Eric Vance (University of Colorado Boulder)
Tuesday, January 25, 2022 - 4:00pm ET
This month, we highlight the article Using Team-Based Learning to Teach Data Science by Eric Vance in our Journal of Statistics and Data Science Education webinar series. Team-Based Learning (TBL) is a pedagogical strategy that can help educators teach data science better by flipping the classroom to employ small-group collaborative learning to actively engage students in doing data science. A consequence of this teaching method is helping students achieve the workforce-relevant data science learning goals of effective communication, teamwork, and collaboration.
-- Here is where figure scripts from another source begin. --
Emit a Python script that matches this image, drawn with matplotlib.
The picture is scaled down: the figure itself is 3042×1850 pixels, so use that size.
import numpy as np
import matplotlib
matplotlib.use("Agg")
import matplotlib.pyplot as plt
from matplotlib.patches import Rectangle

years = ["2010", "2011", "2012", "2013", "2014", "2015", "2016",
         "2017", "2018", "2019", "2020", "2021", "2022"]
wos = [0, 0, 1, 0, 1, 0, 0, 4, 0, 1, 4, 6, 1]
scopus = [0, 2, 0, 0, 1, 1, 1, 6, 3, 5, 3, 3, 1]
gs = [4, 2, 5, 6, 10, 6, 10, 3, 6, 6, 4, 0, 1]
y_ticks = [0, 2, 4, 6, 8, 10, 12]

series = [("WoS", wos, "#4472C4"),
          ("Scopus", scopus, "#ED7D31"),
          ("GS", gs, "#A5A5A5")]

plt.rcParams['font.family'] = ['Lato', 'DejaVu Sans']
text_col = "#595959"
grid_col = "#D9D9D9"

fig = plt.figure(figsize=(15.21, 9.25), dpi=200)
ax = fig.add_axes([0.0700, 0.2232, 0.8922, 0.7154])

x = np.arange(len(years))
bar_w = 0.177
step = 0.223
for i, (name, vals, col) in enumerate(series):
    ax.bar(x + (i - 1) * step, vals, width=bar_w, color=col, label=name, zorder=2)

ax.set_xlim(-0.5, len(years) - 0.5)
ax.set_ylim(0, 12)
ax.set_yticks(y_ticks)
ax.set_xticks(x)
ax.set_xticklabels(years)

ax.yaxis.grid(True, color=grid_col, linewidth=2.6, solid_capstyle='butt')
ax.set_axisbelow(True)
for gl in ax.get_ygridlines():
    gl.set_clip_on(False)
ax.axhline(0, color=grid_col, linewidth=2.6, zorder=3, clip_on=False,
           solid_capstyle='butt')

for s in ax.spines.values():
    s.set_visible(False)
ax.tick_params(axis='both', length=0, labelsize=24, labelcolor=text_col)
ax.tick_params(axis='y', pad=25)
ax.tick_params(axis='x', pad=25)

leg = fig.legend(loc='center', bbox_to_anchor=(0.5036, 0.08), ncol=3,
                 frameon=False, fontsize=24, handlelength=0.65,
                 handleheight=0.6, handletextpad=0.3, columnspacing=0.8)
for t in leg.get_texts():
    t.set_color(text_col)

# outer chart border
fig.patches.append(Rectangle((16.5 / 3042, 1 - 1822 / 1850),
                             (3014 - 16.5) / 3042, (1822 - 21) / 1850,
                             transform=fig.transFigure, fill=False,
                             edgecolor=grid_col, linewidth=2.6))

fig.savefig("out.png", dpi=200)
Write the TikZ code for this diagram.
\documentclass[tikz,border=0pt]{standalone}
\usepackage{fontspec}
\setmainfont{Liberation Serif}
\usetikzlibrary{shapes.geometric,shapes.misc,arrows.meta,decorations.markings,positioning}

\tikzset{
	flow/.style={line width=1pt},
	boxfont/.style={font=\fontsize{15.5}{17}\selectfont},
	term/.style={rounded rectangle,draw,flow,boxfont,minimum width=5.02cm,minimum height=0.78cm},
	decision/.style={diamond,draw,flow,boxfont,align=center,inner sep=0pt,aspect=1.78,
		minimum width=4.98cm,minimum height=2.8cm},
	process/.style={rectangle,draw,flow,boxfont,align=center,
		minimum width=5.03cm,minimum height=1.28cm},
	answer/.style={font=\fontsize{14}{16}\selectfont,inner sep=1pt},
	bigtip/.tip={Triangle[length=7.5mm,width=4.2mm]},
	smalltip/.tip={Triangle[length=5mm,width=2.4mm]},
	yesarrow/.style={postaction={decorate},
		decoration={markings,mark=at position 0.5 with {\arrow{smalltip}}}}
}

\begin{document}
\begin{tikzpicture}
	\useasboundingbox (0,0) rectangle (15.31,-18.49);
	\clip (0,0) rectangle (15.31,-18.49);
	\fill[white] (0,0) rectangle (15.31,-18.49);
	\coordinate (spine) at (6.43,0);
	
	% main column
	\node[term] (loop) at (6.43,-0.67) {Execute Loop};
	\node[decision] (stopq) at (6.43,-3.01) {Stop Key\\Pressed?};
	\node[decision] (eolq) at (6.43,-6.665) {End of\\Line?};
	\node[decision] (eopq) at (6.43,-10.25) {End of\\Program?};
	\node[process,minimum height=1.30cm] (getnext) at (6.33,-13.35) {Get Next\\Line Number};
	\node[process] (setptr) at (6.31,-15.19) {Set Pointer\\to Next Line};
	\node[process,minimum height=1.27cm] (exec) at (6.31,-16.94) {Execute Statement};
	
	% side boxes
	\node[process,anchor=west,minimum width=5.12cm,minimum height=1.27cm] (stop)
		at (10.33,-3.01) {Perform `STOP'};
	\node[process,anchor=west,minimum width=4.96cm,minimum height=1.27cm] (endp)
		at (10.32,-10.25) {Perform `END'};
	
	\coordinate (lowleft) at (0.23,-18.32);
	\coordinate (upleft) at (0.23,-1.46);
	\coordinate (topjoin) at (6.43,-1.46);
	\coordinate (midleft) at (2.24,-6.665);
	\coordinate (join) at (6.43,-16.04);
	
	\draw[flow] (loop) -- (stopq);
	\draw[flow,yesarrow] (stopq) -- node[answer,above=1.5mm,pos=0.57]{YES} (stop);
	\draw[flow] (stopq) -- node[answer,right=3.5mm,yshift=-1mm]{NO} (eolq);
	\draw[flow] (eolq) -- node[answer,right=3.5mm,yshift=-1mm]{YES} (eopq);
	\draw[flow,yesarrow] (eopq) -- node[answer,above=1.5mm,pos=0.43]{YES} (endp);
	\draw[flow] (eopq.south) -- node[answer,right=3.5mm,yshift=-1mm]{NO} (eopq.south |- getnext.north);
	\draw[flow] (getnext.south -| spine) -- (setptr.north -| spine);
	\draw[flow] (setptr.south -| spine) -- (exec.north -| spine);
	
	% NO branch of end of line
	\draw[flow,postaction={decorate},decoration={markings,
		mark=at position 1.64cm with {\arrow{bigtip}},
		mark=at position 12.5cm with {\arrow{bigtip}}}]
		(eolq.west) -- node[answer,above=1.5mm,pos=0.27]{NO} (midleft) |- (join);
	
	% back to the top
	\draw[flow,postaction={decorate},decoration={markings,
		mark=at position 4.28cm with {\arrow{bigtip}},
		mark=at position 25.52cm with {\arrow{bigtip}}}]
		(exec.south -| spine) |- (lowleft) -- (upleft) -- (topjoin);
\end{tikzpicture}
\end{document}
In this webinar, he will describe the essential elements of TBL and answer questions about this appealing pedagogical strategy.
Eric A. Vance is an Associate Professor of Applied Mathematics, the Director of the Laboratory for Interdisciplinary Statistical Analysis (LISA) at the University of Colorado Boulder, and the Global Director of the LISA 2020 Network, which comprises 35 statistics and data science collaboration laboratories in 10 developing countries. He is a Fellow of the American Statistical Association (ASA) and winner of the 2020 ASA Jackie Dietz Award for the best paper in the (then) Journal of Statistics Education for "The ASCCR Frame for Learning Essential Collaboration Skills."